Please, without the pictures, retype exactly the lines from the start of the material through the line that holds "const data = times.map((t, i)".

--- start of Dataset entries ---

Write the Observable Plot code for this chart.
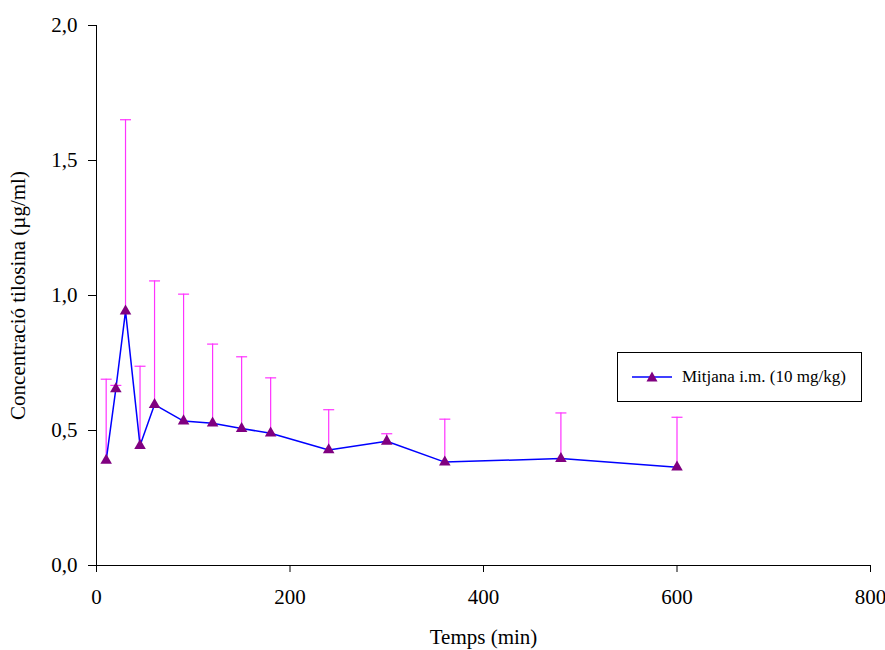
<!DOCTYPE html>
<html>
<head>
<meta charset="utf-8">
<script src="https://cdn.jsdelivr.net/npm/d3@7"></script>
<script src="https://cdn.jsdelivr.net/npm/@observablehq/plot@0.6"></script>
<style>
  html, body { margin: 0; padding: 0; background: #fff; }
  #wrap { position: relative; width: 885px; height: 650px; font-family: "Liberation Serif", "Times New Roman", serif; }
  #legend { position: absolute; left: 617px; top: 352px; width: 245px; height: 50px; border: 1px solid #000; box-sizing: border-box; background: #fff;
            display: flex; align-items: center; font-size: 17px; color: #000; }
  #legend svg { margin-left: 14px; margin-right: 8px; }
</style>
</head>
<body>
<div id="wrap"></div>
<script>
const times = [10, 20, 30, 45, 60, 90, 120, 150, 180, 240, 300, 360, 480, 600];
const means = [0.389, 0.654, 0.942, 0.444, 0.596, 0.535, 0.527, 0.507, 0.490, 0.428, 0.460, 0.383, 0.396, 0.364];
const upper = [0.690, 0.667, 1.651, 0.738, 1.054, 1.005, 0.820, 0.773, 0.695, 0.577, 0.488, 0.542, 0.565, 0.549];
const xTicks = [0, 200, 400, 600, 800];
const yTicks = [0, 0.5, 1.0, 1.5, 2.0];
const seriesName = "Mitjana i.m. (10 mg/kg)";

const data = times.map((t, i) => ({t, m: means[i], u: upper[i]}));

const cap = { draw(context, size) { const r = Math.sqrt(size / Math.PI); context.moveTo(-r, 0); context.lineTo(r, 0); } };

const chart = Plot.plot({
  width: 885,
  height: 650,
  marginLeft: 96,
  marginRight: 15,
  marginTop: 25,
  marginBottom: 85,
  style: { fontFamily: '"Liberation Serif", "Times New Roman", serif', fontSize: "21px", color: "#000", background: "#fff" },
  x: { domain: [0, 800], ticks: xTicks, tickSize: 7, tickPadding: 17, label: "Temps (min)", labelArrow: "none", labelAnchor: "center", labelOffset: 78, line: false },
  y: { domain: [0, 2], ticks: yTicks, tickSize: 8, tickPadding: 11, tickFormat: d => d.toFixed(1).replace(".", ","), label: "Concentració tilosina (µg/ml)", labelArrow: "none", labelAnchor: "center", labelOffset: 86 },
  marks: [
    Plot.ruleX(data, { x: "t", y1: "m", y2: "u", stroke: "#ff33ff", strokeWidth: 1.2 }),
    Plot.dot(data, { x: "t", y: "u", symbol: cap, r: 5.5, stroke: "#ff33ff", strokeWidth: 1.2, fill: "none" }),
    Plot.line(data, { x: "t", y: "m", stroke: "#0000ff", strokeWidth: 1.5 }),
    Plot.dot(data, { x: "t", y: "m", symbol: "triangle", r: 4.3, fill: "#800080", stroke: "none" }),
    Plot.ruleX([0], { stroke: "#000" }),
    Plot.ruleY([0], { stroke: "#000" })
  ]
});

const wrap = document.getElementById("wrap");
wrap.appendChild(chart);

const legend = document.createElement("div");
legend.id = "legend";
legend.innerHTML = '<svg width="42" height="14" viewBox="0 0 42 14"><line x1="0" y1="7" x2="40" y2="7" stroke="#0000ff" stroke-width="1.5"/><path d="M20,1.5 L25.5,11.5 L14.5,11.5 Z" fill="#800080"/></svg><span></span>';
legend.querySelector("span").textContent = seriesName;
wrap.appendChild(legend);
</script>
</body>
</html>
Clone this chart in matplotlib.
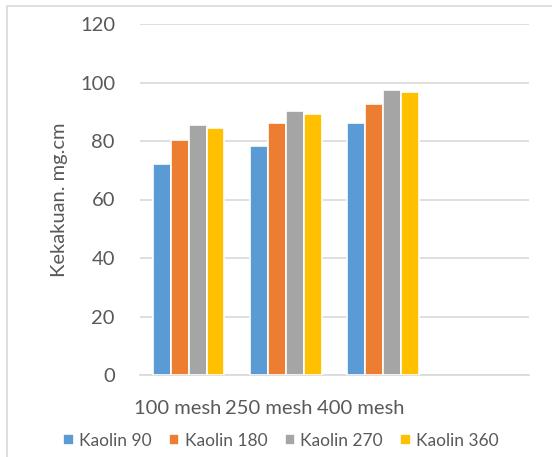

--- end of Dataset entries ---

| Result of this task |
Write the Observable Plot code for this chart.
<!DOCTYPE html>
<html>
<head>
<meta charset="utf-8">
<script src="https://cdn.jsdelivr.net/npm/d3@7"></script>
<script src="https://cdn.jsdelivr.net/npm/@observablehq/plot@0.6"></script>
<style>
  html, body { margin: 0; padding: 0; background: #fff; }
  #wrap { position: relative; width: 885px; height: 650px; font-family: "Liberation Serif", "Times New Roman", serif; }
  #legend { position: absolute; left: 617px; top: 352px; width: 245px; height: 50px; border: 1px solid #000; box-sizing: border-box; background: #fff;
            display: flex; align-items: center; font-size: 17px; color: #000; }
  #legend svg { margin-left: 14px; margin-right: 8px; }
</style>
</head>
<body>
<div id="wrap"></div>
<script>
const times = [10, 20, 30, 45, 60, 90, 120, 150, 180, 240, 300, 360, 480, 600];
const means = [0.389, 0.654, 0.942, 0.444, 0.596, 0.535, 0.527, 0.507, 0.490, 0.428, 0.460, 0.383, 0.396, 0.364];
const upper = [0.690, 0.667, 1.651, 0.738, 1.054, 1.005, 0.820, 0.773, 0.695, 0.577, 0.488, 0.542, 0.565, 0.549];
const xTicks = [0, 200, 400, 600, 800];
const yTicks = [0, 0.5, 1.0, 1.5, 2.0];
const seriesName = "Mitjana i.m. (10 mg/kg)";

const data = times.map((t, i) => ({t, m: means[i], u: upper[i]}));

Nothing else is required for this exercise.